A modern long-range heavy jet like a Gulfstream G650 costs roughly USD 65 to 75 million new, burns 350 to 450 gallons of jet fuel per flight hour at USD 6 to 9 per gallon, requires two highly-paid pilots and one or two cabin crew, and carries far fewer passengers than a commercial widebody (8 to 16 vs. 200 to 400). On a per-passenger basis, charter is typically 5 to 15 times more expensive than first-class commercial. The premium pays for the privacy, schedule flexibility (fly when you want, from regional airports far closer to the origin and destination than commercial hubs), shorter ground time (typically 10 to 15 minutes from car-side to airborne), no security lines, no co-passengers, and the ability to conduct private business in flight. For people whose time is genuinely worth thousands of dollars per hour, the math works out; for occasional leisure travel, fractional ownership, jet cards, or empty-leg deals can blunt the cost.
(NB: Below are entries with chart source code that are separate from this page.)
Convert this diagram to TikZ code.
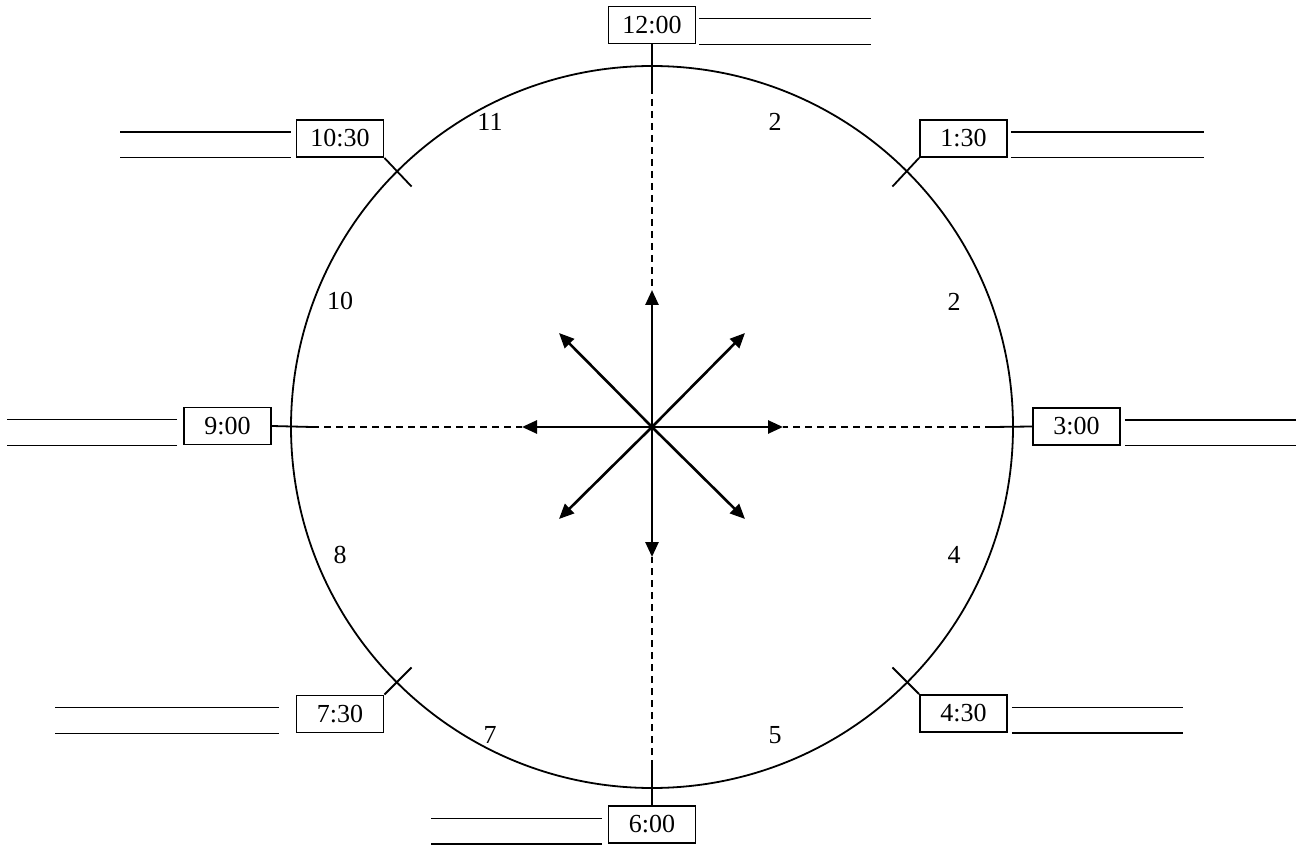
\documentclass[tikz,border=0pt]{standalone}
\usepackage{fontspec}
\setmainfont{Liberation Serif}
\usetikzlibrary{arrows.meta,calc}
\begin{document}
\begin{tikzpicture}[x=0.5pt,y=-0.5pt,
  box/.style={draw,line width=0.9pt,minimum width=43.5pt,minimum height=18.5pt,inner sep=0pt,font=\fontsize{13}{15}\selectfont},
  num/.style={font=\fontsize{13}{15}\selectfont,inner sep=0pt},
  blank/.style={line width=0.6pt},
  tick/.style={line width=0.9pt},
  guide/.style={line width=0.8pt,dash pattern=on 3.5pt off 2.5pt},
  arr/.style={line width=1.3pt,-{Triangle[length=7.5pt,width=6.5pt]}}]
\useasboundingbox (0,0) rectangle (1297,845);
% centre and circle
\coordinate (C) at (652,427);
\draw[line width=0.9pt] (C) circle[radius=361];
% inner ends of the ticks (r = 340)
\coordinate (iN) at (652,87);
\coordinate (iS) at (652,767);
\coordinate (iW) at (312,427);
\coordinate (iE) at (992,427);
\coordinate (iNW) at (411.6,186.6);
\coordinate (iNE) at (892.4,186.6);
\coordinate (iSW) at (411.6,667.4);
\coordinate (iSE) at (892.4,667.4);
% arrow tips
\coordinate (tN) at (652,290);
\coordinate (tS) at (652,557);
\coordinate (tW) at (522,427);
\coordinate (tE) at (783,427);
\coordinate (tNW) at (559,333);
\coordinate (tNE) at (745,333);
\coordinate (tSW) at (559,519);
\coordinate (tSE) at (745,519);
% boxes
\node[box] (b12) at (652,25) {12:00};
\node[box] (b1030) at (340,138.5) {10:30};
\node[box] (b130) at (963.5,138.5) {1:30};
\node[box] (b9) at (227.5,426) {9:00};
\node[box] (b3) at (1076.5,426.5) {3:00};
\node[box] (b730) at (340,714) {7:30};
\node[box] (b430) at (963.5,713.5) {4:30};
\node[box] (b6) at (652,824.5) {6:00};
% ticks
\draw[tick] (b12.south) -- (iN);
\draw[tick] (b6.north) -- (iS);
\draw[tick] (b9.east) -- (iW);
\draw[tick] (b3.west) -- (iE);
\draw[tick] (b1030.south east) -- (iNW);
\draw[tick] (b130.south west) -- (iNE);
\draw[tick] (b730.north east) -- (iSW);
\draw[tick] (b430.north west) -- (iSE);
% dashed guides
\draw[guide] (iN) -- (tN);
\draw[guide] (iS) -- (tS);
\draw[guide] (iW) -- (tW);
\draw[guide] (iE) -- (tE);
% arrows
\foreach \t in {tN,tS,tW,tE,tNW,tNE,tSW,tSE} \draw[arr] (C) -- (\t);
% blank answer lines
\draw[blank] ($(b12.north east)+(3,13)$) -- ++(172,0);
\draw[blank] ($(b12.south east)+(3,0)$) -- ++(172,0);
\draw[blank] ($(b1030.north west)+(-5,13)$) -- ++(-171,0);
\draw[blank] ($(b1030.south west)+(-5,0)$) -- ++(-171,0);
\draw[blank] ($(b130.north east)+(3,13)$) -- ++(193,0);
\draw[blank] ($(b130.south east)+(3,0)$) -- ++(193,0);
\draw[blank] ($(b9.north west)+(-6,13)$) -- ++(-170,0);
\draw[blank] ($(b9.south west)+(-6,0)$) -- ++(-170,0);
\draw[blank] ($(b3.north east)+(4,13)$) -- ++(171,0);
\draw[blank] ($(b3.south east)+(4,0)$) -- ++(171,0);
\draw[blank] ($(b730.north west)+(-17,13)$) -- ++(-224,0);
\draw[blank] ($(b730.south west)+(-17,0)$) -- ++(-224,0);
\draw[blank] ($(b430.north east)+(4,13)$) -- ++(171,0);
\draw[blank] ($(b430.south east)+(4,0)$) -- ++(171,0);
\draw[blank] ($(b6.north west)+(-6,13)$) -- ++(-171,0);
\draw[blank] ($(b6.south west)+(-6,0)$) -- ++(-171,0);
% hour numbers
\node[num] (n11) at (490,122) {11};
\node[num] (n2a) at (775,122) {2};
\node[num] (n10) at (340,301) {10};
\node[num] (n2b) at (954,302) {2};
\node[num] (n8) at (340,555) {8};
\node[num] (n4) at (954,555) {4};
\node[num] (n7) at (490,735) {7};
\node[num] (n5) at (775,735) {5};
\end{tikzpicture}
\end{document}
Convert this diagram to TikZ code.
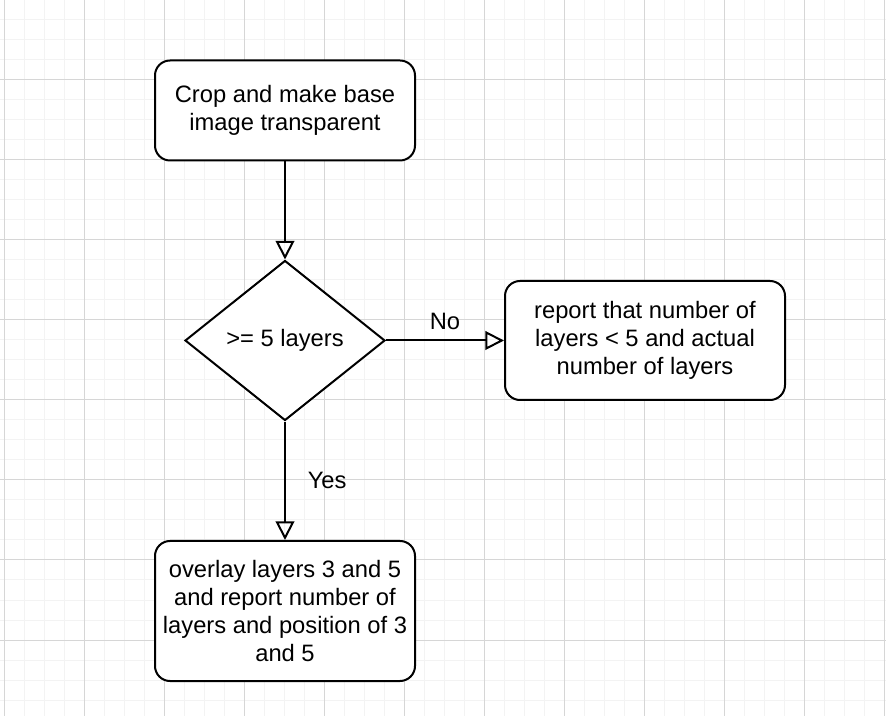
\documentclass[tikz,border=0pt]{standalone}
\usepackage{fontspec}
\setmainfont{Liberation Sans}
\usepackage{tikz}
\usetikzlibrary{arrows.meta, shapes.geometric, positioning}

\definecolor{gridminor}{HTML}{F3F3F3}
\definecolor{gridmajor}{HTML}{D6D6D6}

\begin{document}
\begin{tikzpicture}[x=0.75pt, y=-0.75pt,
    txt/.style={font=\fontsize{17.8}{21}\selectfont},
    box/.style={draw, line width=1.5pt, rounded corners=11.25pt, fill=white, align=center, inner sep=0pt, txt},
    dec/.style={draw, line width=1.5pt, diamond, fill=white, align=center, inner sep=0pt, txt},
    flow/.style={line width=1.5pt, -{Triangle[open, length=14pt, width=14pt]}}
  ]
    \useasboundingbox (0,0) rectangle (886,716);
    \fill[white] (0,0) rectangle (886,716);
    \foreach \x in {4,24,...,884}
        \draw[gridminor, line width=0.75pt] (\x,0) -- (\x,716);
    \foreach \y in {0,20,...,700}
        \draw[gridminor, line width=0.75pt] (0,\y) -- (886,\y);
    \foreach \x in {4,84,...,884}
        \draw[gridmajor, line width=0.75pt] (\x,0) -- (\x,716);
    \foreach \y in {0,80,...,700}
        \draw[gridmajor, line width=0.75pt] (0,\y) -- (886,\y);

    \node[box, minimum width=195pt, minimum height=75pt] (crop) at (285,110.5)
        {Crop and make base\\image transparent};
    \node[dec, minimum width=150pt, minimum height=120pt] (check) at (285,340.5)
        {>= 5 layers};
    \node[box, minimum width=210pt, minimum height=89.25pt] (few) at (645,340.5)
        {report that number of\\layers < 5 and actual\\number of layers};
    \node[box, minimum width=195pt, minimum height=105pt] (overlay) at (285,611)
        {overlay layers 3 and 5\\and report number of\\layers and position of 3\\and 5};

    \draw[flow] (crop) -- (check);
    \draw[flow] (check) -- node[above=4pt, txt] {No} (few);
    \draw[flow] (check) -- node[right=13pt, txt] {Yes} (overlay);
\end{tikzpicture}
\end{document}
Charter is also expensive because the aircraft is dedicated to your itinerary: even when sitting on the ground waiting for you, costs accrue.
What hidden fees and surcharges should I expect that this calculator does not include?
The largest unmodeled costs are international handling, regulatory fees, and peak-day surcharges. A trip into Europe or the U.K. typically adds USD 1,500 to 4,000 in landing, parking, and handling per stop, plus customs and immigration coordination. Slot reservations at congested airports (Aspen during ski season, Teterboro at peak hours, London Luton) can require slot fees of USD 500 to 5,000. De-icing in winter is unpredictable and can cost USD 500 to 5,000 per departure during heavy ice events. Federal Excise Tax adds 7.5 percent to U.S. domestic charter cost plus USD 5 to 6 per passenger 'segment fee'. International segment fees apply for cross-border travel. Crew duty time limits can force unscheduled overnights at distant airports, adding hotel, per diem, and aircraft parking. Peak-day surcharges of 25 to 50 percent are standard around major holidays, Super Bowl, Davos, Cannes, Art Basel, and similar events. Always ask the broker for a fully-loaded quote with itemized fees before booking.
When should I NOT use this calculator?
Do not use it to negotiate a real charter price; brokers can typically beat published rate cards by 5 to 15 percent and have access to empty legs and operator deals not visible in any calculator. Do not use it for international or transoceanic trips without adding international fees, ferry permits, overflight permits, and handling at every stop; international flying can add 30 to 60 percent to the all-in cost. Do not use it for chartering aircraft outside the conventional business jet ladder: helicopters, turboprops, very small piston twins, and converted airliners (BBJ, ACJ) have entirely different price structures. Do not use it for fractional ownership, jet cards, or membership programs; those have different cost structures (annual dues, monthly minimums, blackout dates) and the per-hour cost is computed differently. For corporate or fiduciary trip cost analysis, always insist on operator-quoted firm prices and verify the aircraft's exact maintenance status, range, runway requirements, and cabin configuration against the trip's needs.
What is the most common mistake when estimating private jet charter cost?
The most common mistake is using the published hourly rate and assuming the trip cost is just rate times hours. Real charter pricing layers on repositioning legs (often 50 to 100 percent of trip hours), federal excise tax, fuel surcharges, landing and handling fees, overnight charges, crew per diems and hotels, and peak-day surcharges. A USD 5,000-per-hour light jet on a 4-hour trip is rarely USD 20,000 all-in; it is typically USD 28,000 to 38,000 once positioning and fees are stacked on. The second most common mistake is choosing the wrong aircraft category for the trip: customers sometimes book a light jet for a long-range route where it cannot make the trip non-stop, then pay for refueling stops that erase any cost saving versus a midsize. Third is failing to compare empty-leg or jet-card pricing for routes that operators fly regularly; flexible scheduling can produce 40 to 70 percent savings on the same itinerary. Use this calculator as a sanity check, then get three to five operator quotes through a broker for any real trip.